To the Lady Forret — Letter 30

Worthy Mistress.

Grace, mercy, and peace be to you. I long to hear from you. I hear Christ has been that kind as to visit you with sickness and to bring you to the door of the grave, but you found the door shut (blessed be his glorious name) while you be riper for eternity. He will have more service of you, and therefore he seeks of you, that henceforth you be honest to your new husband, the Son of God. We have all idol-love and are wholly inclined to love other things besides our Lord; and therefore our Lord hunts for our love more ways than one or two. Oh that Christ had his own of us. I know he will not want you, and that is a sweet willfulness in his love. And you have as good cause on the other part to be headstrong and peremptory in your love to Christ, and not to part or divide your love between him and the world. If it were more, it is little enough — indeed, too little for Christ. I am now every way in good terms with Christ; he has set a banished prisoner as a seal on his heart and as a bracelet on his arm. That crabbed and black tree of the cross laughs upon me now.

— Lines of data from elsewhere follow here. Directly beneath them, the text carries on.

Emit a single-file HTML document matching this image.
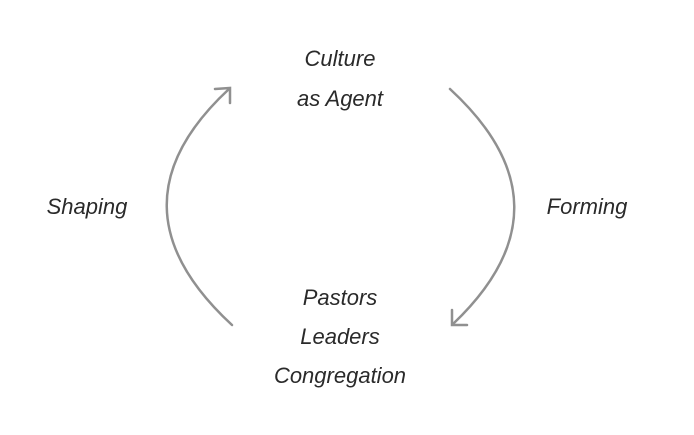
<!DOCTYPE html>
<html><head><style>
html,body{margin:0;padding:0;background:#fff;}
svg text{font-family:"Liberation Sans",sans-serif;font-style:italic;font-size:22px;fill:#2a2a2a;text-anchor:middle;}
</style></head><body>
<svg width="694" height="430" viewBox="0 0 694 430">
<g fill="none" stroke="#909090" stroke-width="2.5" stroke-linecap="round">
<path d="M232 325 Q103 206 229 89"/>
<path d="M215 89 L230 88 L230 103"/>
<path d="M450 89 Q577 206 453 324"/>
<path d="M467 325 L452 325 L452 310"/>
</g>
<text x="340" y="66">Culture</text>
<text x="340" y="106">as Agent</text>
<text x="87" y="214">Shaping</text>
<text x="587" y="214">Forming</text>
<text x="340" y="305">Pastors</text>
<text x="340" y="344">Leaders</text>
<text x="340" y="383">Congregation</text>
</svg>
</body></html>
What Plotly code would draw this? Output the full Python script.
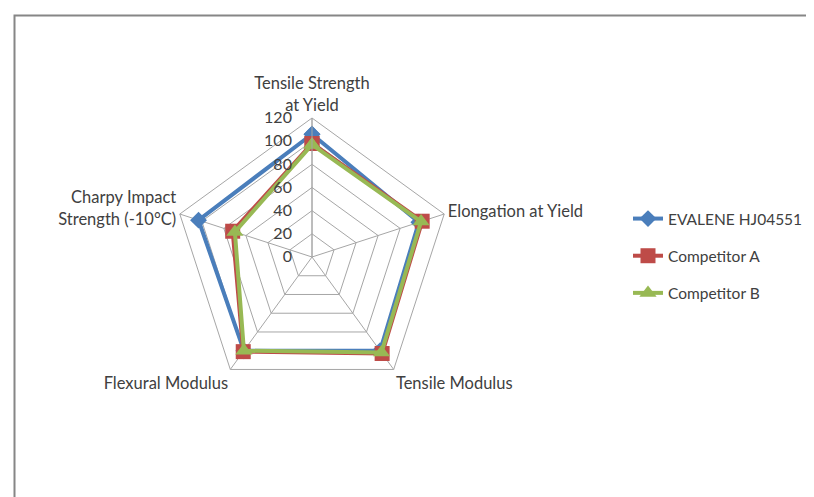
import plotly.graph_objects as go

categories = ["Tensile Strength<br>at Yield", "Elongation at Yield", "Tensile Modulus",
              "Flexural Modulus", "Charpy Impact<br>Strength (-10°C)"]
evalene = [106, 97, 100, 100, 103]
comp_a = [98, 100, 103, 101, 72]
comp_b = [97, 99, 102, 100, 70]
series_names = ["EVALENE HJ04551", "Competitor A", "Competitor B"]
radial_ticks = [0, 20, 40, 60, 80, 100, 120]

W, H = 814, 497
cx, cy, R = 304, 249, 139

fig = go.Figure()
styles = [
    ("#4A7EBB", "diamond", 13),
    ("#BE4B48", "square", 15),
    ("#98B954", "triangle-up", 15),
]
for i, (name, vals) in enumerate(zip(series_names, [evalene, comp_a, comp_b])):
    col, sym, sz = styles[i]
    fig.add_trace(go.Scatterpolar(
        r=vals + vals[:1], theta=categories + categories[:1], name=name,
        mode="lines+markers",
        line=dict(color=col, width=4),
        marker=dict(symbol=sym, size=sz, color=col),
        legendgroup=name,
    ))

fig.update_layout(
    width=W, height=H,
    margin=dict(l=0, r=0, t=0, b=0),
    paper_bgcolor="white",
    font=dict(family="Lato, Open Sans, sans-serif", size=16.5, color="#404040"),
    polar=dict(
        domain=dict(x=[(cx - R) / W, (cx + R) / W], y=[(H - cy - R) / H, (H - cy + R) / H]),
        gridshape="linear",
        bgcolor="white",
        radialaxis=dict(range=[0, 120], tickvals=radial_ticks, angle=90, side="counterclockwise",
                        showline=True, linecolor="#A6A6A6", gridcolor="#A6A6A6",
                        ticks="outside", ticklen=14, tickcolor="rgba(0,0,0,0)",
                        tickfont=dict(size=16, color="#404040"), tickangle=90),
        angularaxis=dict(rotation=90, direction="clockwise", showline=True,
                         linecolor="#A6A6A6", gridcolor="#A6A6A6", ticks="",
                         tickfont=dict(size=16.5, color="#404040")),
    ),
    legend=dict(x=620 / W, y=1 - 194 / H, xanchor="left", yanchor="top",
                font=dict(size=15.5, color="#404040"), tracegroupgap=14,
                bgcolor="rgba(0,0,0,0)"),
    shapes=[dict(type="rect", xref="paper", yref="paper",
                 x0=6.5 / W, x1=(W + 20) / W, y0=-20 / H, y1=1 - 7.5 / H,
                 line=dict(color="#868686", width=2), fillcolor="rgba(0,0,0,0)")],
)

fig.write_html("out.html")
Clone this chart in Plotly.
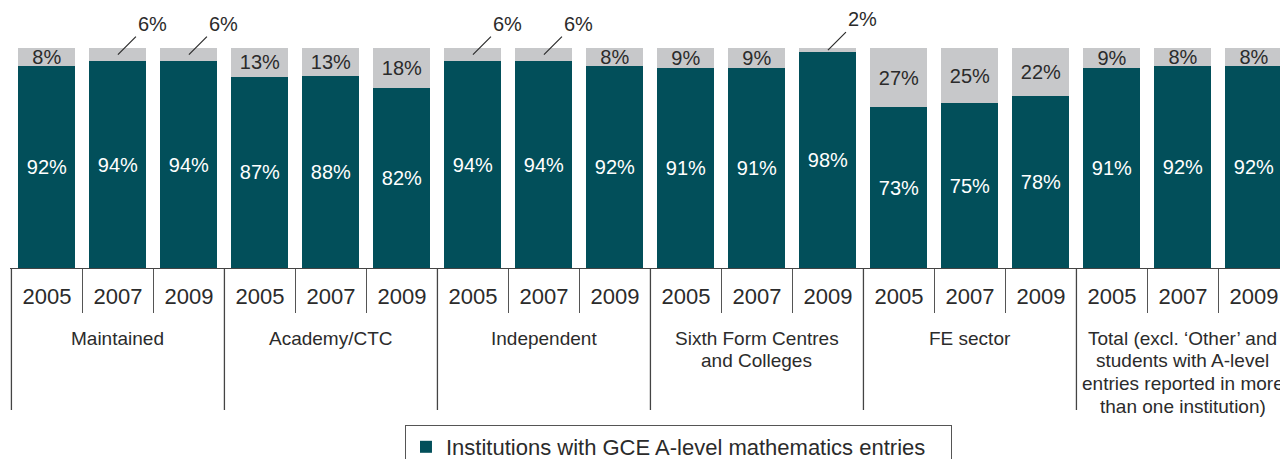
import plotly.graph_objects as go

# ---------------- data ----------------
groups = ["Maintained", "Academy/CTC", "Independent",
          "Sixth Form Centres<br>and Colleges", "FE sector",
          "Total (excl. ‘Other’ and<br>students with A-level<br>entries reported in more<br>than one institution)"]
years = ["2005", "2007", "2009"]
with_entries = [92, 94, 94, 87, 87.5, 82, 94, 94, 92, 91, 91, 98, 73, 75, 78, 91, 92, 92]
without_entries = [8, 6, 6, 13, 12.5, 18, 6, 6, 8, 9, 9, 2, 27, 25, 22, 9, 8, 8]

DARK = "#024f5a"
GREY = "#c7c8ca"
TXT = "#2b2b2b"
FONT = "Liberation Sans, Arial, sans-serif"

n = len(with_entries)
xs = list(range(n))
tick_text = [years[i % 3] for i in xs]

PLOT_H = 220.0  # px height of plot area


def pct(v):
    return f"{int(v + 0.5)}%"


fig = go.Figure()
fig.add_trace(go.Bar(
    x=xs, y=with_entries, name="Institutions with GCE A-level mathematics entries",
    marker=dict(color=DARK, line=dict(width=0)),
    text=[pct(v) for v in with_entries], textposition="inside",
    insidetextanchor="middle", textangle=0,
    textfont=dict(color="white", size=20, family=FONT),
    hoverinfo="skip", showlegend=True,
))
fig.add_trace(go.Bar(
    x=xs, y=without_entries, name="Institutions without entries",
    marker=dict(color=GREY, line=dict(width=0)),
    text=[pct(v) if v >= 7.5 else "" for v in without_entries], textposition="inside",
    insidetextanchor="middle", textangle=0,
    textfont=dict(color=TXT, size=20, family=FONT),
    hoverinfo="skip", showlegend=False,
))

# leader-line labels for small grey segments
for i, (d, g) in enumerate(zip(with_entries, without_entries)):
    if g < 7.5:
        fig.add_annotation(
            x=i, y=d + g / 2, xref="x", yref="y",
            text=pct(g), showarrow=True, arrowhead=0, arrowwidth=1.2,
            arrowcolor=TXT, ax=18, ay=-18, xanchor="left", yanchor="bottom",
            font=dict(size=20, color=TXT, family=FONT), standoff=0,
        )

# group labels (one annotation per text line for tighter line spacing)
for k, gname in enumerate(groups):
    for j, line in enumerate(gname.split("<br>")):
        fig.add_annotation(
            x=3 * k + 1, y=-(70 + 22.7 * j) / PLOT_H, xref="x", yref="paper",
            text=line, showarrow=False, xanchor="center", yanchor="middle",
            font=dict(size=19, color=TXT, family=FONT),
        )

# group divider lines
for k in range(len(groups) + 1):
    fig.add_shape(type="line", xref="x", yref="paper",
                  x0=3 * k - 0.5, x1=3 * k - 0.5, y0=0, y1=-142 / PLOT_H,
                  line=dict(color="#444444", width=1.3), layer="above")

fig.update_layout(
    width=1280, height=459,
    margin=dict(l=10, r=0, t=48, b=191, autoexpand=False),
    paper_bgcolor="white", plot_bgcolor="white",
    barmode="stack", bargap=0.197,
    uniformtext=dict(minsize=20, mode="show"),
    font=dict(family=FONT, color=TXT),
    legend=dict(
        x=0.311, y=-157 / PLOT_H, xanchor="left", yanchor="top",
        orientation="h", bordercolor="#555555", borderwidth=1,
        entrywidth=500, entrywidthmode="pixels",
        font=dict(size=22, color=TXT, family=FONT),
    ),
    xaxis=dict(
        range=[-0.52, 17.367], tickmode="array", tickvals=xs, ticktext=tick_text,
        ticks="", showline=True, linecolor="#444444", linewidth=1.3,
        showgrid=False, zeroline=False, ticklabelstandoff=8,
        tickfont=dict(size=22, color=TXT, family=FONT),
        minor=dict(tickmode="array", tickvals=[i + 0.5 for i in xs],
                   ticks="outside", ticklen=44, tickcolor="#555555", tickwidth=1.3),
    ),
    yaxis=dict(range=[0, 100], visible=False, fixedrange=True),
)

fig.write_html(
    "out.html",
    config={"displayModeBar": False, "staticPlot": True},
    post_script="document.body.style.margin='0';document.body.style.overflow='hidden';",
)
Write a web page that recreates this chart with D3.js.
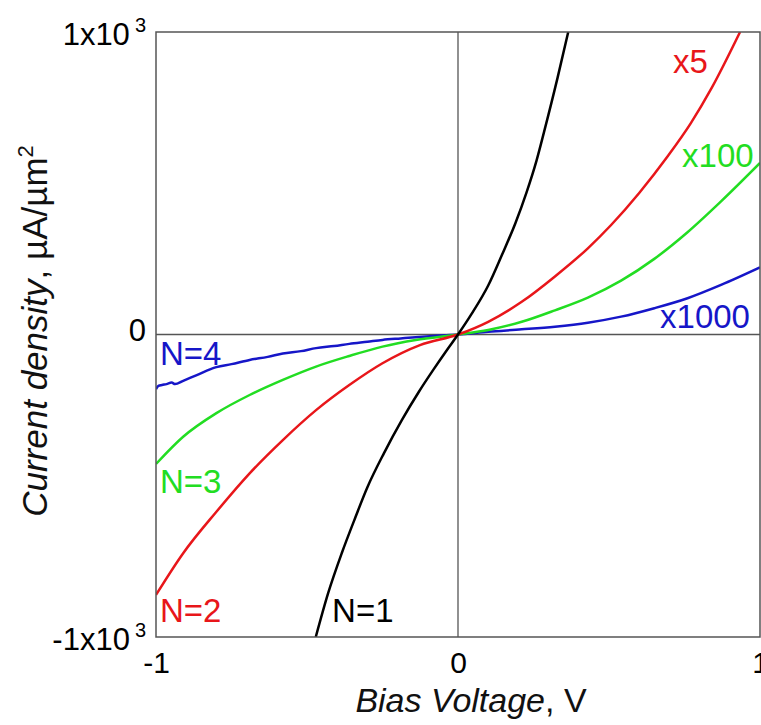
<!DOCTYPE html>
<html>
<head>
<meta charset="utf-8">
<script src="https://cdn.jsdelivr.net/npm/d3@7"></script>
<style>
  html, body { margin: 0; padding: 0; background: #fff; }
  svg { display: block; font-family: Arial, "Liberation Sans", sans-serif; }
</style>
</head>
<body>
<div id="chart"></div>
<script>
// I-V curves, [bias voltage (V), current density (uA/um^2)] as plotted
const seriesN1 = [
  [-0.471, -1000], [-0.43, -855], [-0.385, -723], [-0.34, -605], [-0.30, -505],
  [-0.245, -392], [-0.186, -283], [-0.13, -190], [-0.082, -117], [-0.04, -56],
  [0, 0], [0.045, 68], [0.10, 162], [0.145, 262], [0.19, 368], [0.227, 470],
  [0.26, 575], [0.285, 670], [0.33, 850], [0.365, 1000]
];
const seriesN2 = [
  [-1, -861], [-0.91, -723], [-0.80, -586], [-0.69, -459], [-0.58, -349],
  [-0.47, -250], [-0.36, -167], [-0.25, -95], [-0.126, -35], [0, 0],
  [0.10, 42], [0.211, 108], [0.321, 192], [0.43, 285], [0.507, 362],
  [0.60, 468], [0.695, 590], [0.77, 697], [0.84, 815], [0.934, 1000]
];
const seriesN3 = [
  [-1, -428], [-0.91, -338], [-0.80, -260], [-0.69, -200], [-0.58, -150],
  [-0.47, -106], [-0.36, -71], [-0.25, -40], [-0.14, -18], [0, 0],
  [0.10, 15], [0.211, 42], [0.321, 80], [0.43, 122], [0.54, 178],
  [0.65, 250], [0.76, 338], [0.871, 440], [1, 567]
];
const seriesN4 = [
  [-1, -181], [-0.992, -170], [-0.98, -167], [-0.965, -164], [-0.948, -159],
  [-0.937, -164], [-0.91, -153], [-0.865, -134], [-0.80, -108], [-0.75, -98],
  [-0.69, -84], [-0.63, -74], [-0.58, -63], [-0.52, -55], [-0.47, -45],
  [-0.41, -38], [-0.36, -31], [-0.30, -24], [-0.25, -18], [-0.19, -13],
  [-0.14, -9], [-0.07, -4], [0, 0], [0.10, 9], [0.211, 17], [0.321, 26],
  [0.43, 39], [0.54, 59], [0.65, 87], [0.76, 120], [0.871, 164], [1, 222]
];

const xTicks = [-1, 0, 1];
const xTickLabels = ['-1', '0', '1'];
const yTicks = [-1000, 0, 1000];
const yTickLabels = ['-1x10', '0', '1x10'];
const yTickExponents = ['3', '', '3'];

const colors = {
  n1: '#000000',
  n2: '#e8161a',
  n3: '#22dd22',
  n4: '#1616c8',
  frame: '#555555'
};

const width = 761;
const height = 725;
const margin = { top: 32, right: 1, bottom: 88, left: 156 };
const innerW = width - margin.left - margin.right;
const innerH = height - margin.top - margin.bottom;

const svg = d3.select('#chart').append('svg')
  .attr('width', width)
  .attr('height', height);

const g = svg.append('g')
  .attr('transform', `translate(${margin.left},${margin.top})`);

const x = d3.scaleLinear().domain([-1, 1]).range([0, innerW]);
const y = d3.scaleLinear().domain([-1000, 1000]).range([innerH, 0]);

g.append('clipPath').attr('id', 'plot-clip')
  .append('rect').attr('width', innerW).attr('height', innerH);

// zero lines
g.append('line')
  .attr('x1', x(0)).attr('x2', x(0)).attr('y1', 0).attr('y2', innerH)
  .attr('stroke', colors.frame).attr('stroke-width', 1.3);
g.append('line')
  .attr('x1', 0).attr('x2', innerW).attr('y1', y(0)).attr('y2', y(0))
  .attr('stroke', colors.frame).attr('stroke-width', 1.3);

const line = d3.line()
  .x(d => x(d[0]))
  .y(d => y(d[1]))
  .curve(d3.curveMonotoneX);

const curves = [
  { data: seriesN4, color: colors.n4 },
  { data: seriesN3, color: colors.n3 },
  { data: seriesN2, color: colors.n2 },
  { data: seriesN1, color: colors.n1 }
];

g.append('g').attr('clip-path', 'url(#plot-clip)')
  .selectAll('path')
  .data(curves)
  .enter()
  .append('path')
  .attr('d', d => line(d.data))
  .attr('fill', 'none')
  .attr('stroke', d => d.color)
  .attr('stroke-width', 2.5)
  .attr('stroke-linejoin', 'round');

// frame
g.append('rect')
  .attr('width', innerW).attr('height', innerH)
  .attr('fill', 'none')
  .attr('stroke', colors.frame)
  .attr('stroke-width', 1.5);

// axes
const xAxis = d3.axisBottom(x)
  .tickValues(xTicks)
  .tickSize(0)
  .tickPadding(15)
  .tickFormat((d, i) => xTickLabels[i]);

const gx = g.append('g')
  .attr('transform', `translate(0,${innerH})`)
  .call(xAxis);
gx.select('.domain').remove();
gx.selectAll('text')
  .attr('fill', '#000')
  .style('font-size', '30px')
  .style('font-family', 'Arial, "Liberation Sans", sans-serif');

const yAxis = d3.axisLeft(y)
  .tickValues(yTicks)
  .tickSize(0)
  .tickPadding(10)
  .tickFormat(() => '');

const gy = g.append('g').call(yAxis);
gy.select('.domain').remove();
gy.selectAll('text')
  .attr('fill', '#000')
  .attr('dy', (d, i) => (d === 0 ? 6 : 12))
  .style('font-size', '31px')
  .style('font-family', 'Arial, "Liberation Sans", sans-serif')
  .each(function (d, i) {
    const t = d3.select(this);
    t.append('tspan').text(yTickLabels[i]);
    if (yTickExponents[i]) {
      t.append('tspan')
        .attr('dy', -13)
        .attr('dx', 5)
        .style('font-size', '20px')
        .text(yTickExponents[i]);
    }
  });

// curve labels (anchored in data units)
const curveLabels = [
  { text: 'N=4', v: -0.987, j: -101, color: colors.n4 },
  { text: 'N=3', v: -0.987, j: -524, color: colors.n3 },
  { text: 'N=2', v: -0.987, j: -950, color: colors.n2 },
  { text: 'N=1', v: -0.417, j: -950, color: colors.n1 },
  { text: 'x5', v: 0.712, j: 864, color: colors.n2 },
  { text: 'x100', v: 0.742, j: 554, color: colors.n3 },
  { text: 'x1000', v: 0.669, j: 21, color: colors.n4 }
];

g.selectAll('.curve-label')
  .data(curveLabels)
  .enter()
  .append('text')
  .attr('class', 'curve-label')
  .attr('x', d => x(d.v))
  .attr('y', d => y(d.j))
  .attr('fill', d => d.color)
  .style('font-size', '33px')
  .text(d => d.text);

// axis titles
const xTitle = svg.append('text')
  .attr('x', 471)
  .attr('y', 712)
  .attr('text-anchor', 'middle')
  .style('font-size', '34px')
  .attr('fill', '#111');
xTitle.append('tspan').style('font-style', 'italic').text('Bias Voltage');
xTitle.append('tspan').text(', V');

const yTitle = svg.append('text')
  .attr('transform', 'translate(47,331) rotate(-90)')
  .attr('text-anchor', 'middle')
  .style('font-size', '35px')
  .attr('fill', '#111');
yTitle.append('tspan').style('font-style', 'italic').text('Current density');
yTitle.append('tspan').text(', \u00b5A/\u00b5m');
yTitle.append('tspan').attr('dy', -14).style('font-size', '22px').text('2');
</script>
</body>
</html>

The alarming noise of the cross is worse than itself. I love Christ's frowns better than the world's worm-eaten joys. Oh if all the kingdom were as I am, except these bonds. My loss is gain; my sadness, joyful; my bonds, liberty; my tears, comfortable. This world is not worth a drink of cold water. O but Christ's love casts a great heat — hell and all the salt sea and the rivers of the earth cannot quench it. I remember you to God; you have the prayers of a prisoner of Christ. Grace, grace be with you.

Aberdeen, March 9, 1637. Yours in his sweet Lord Jesus, S. R.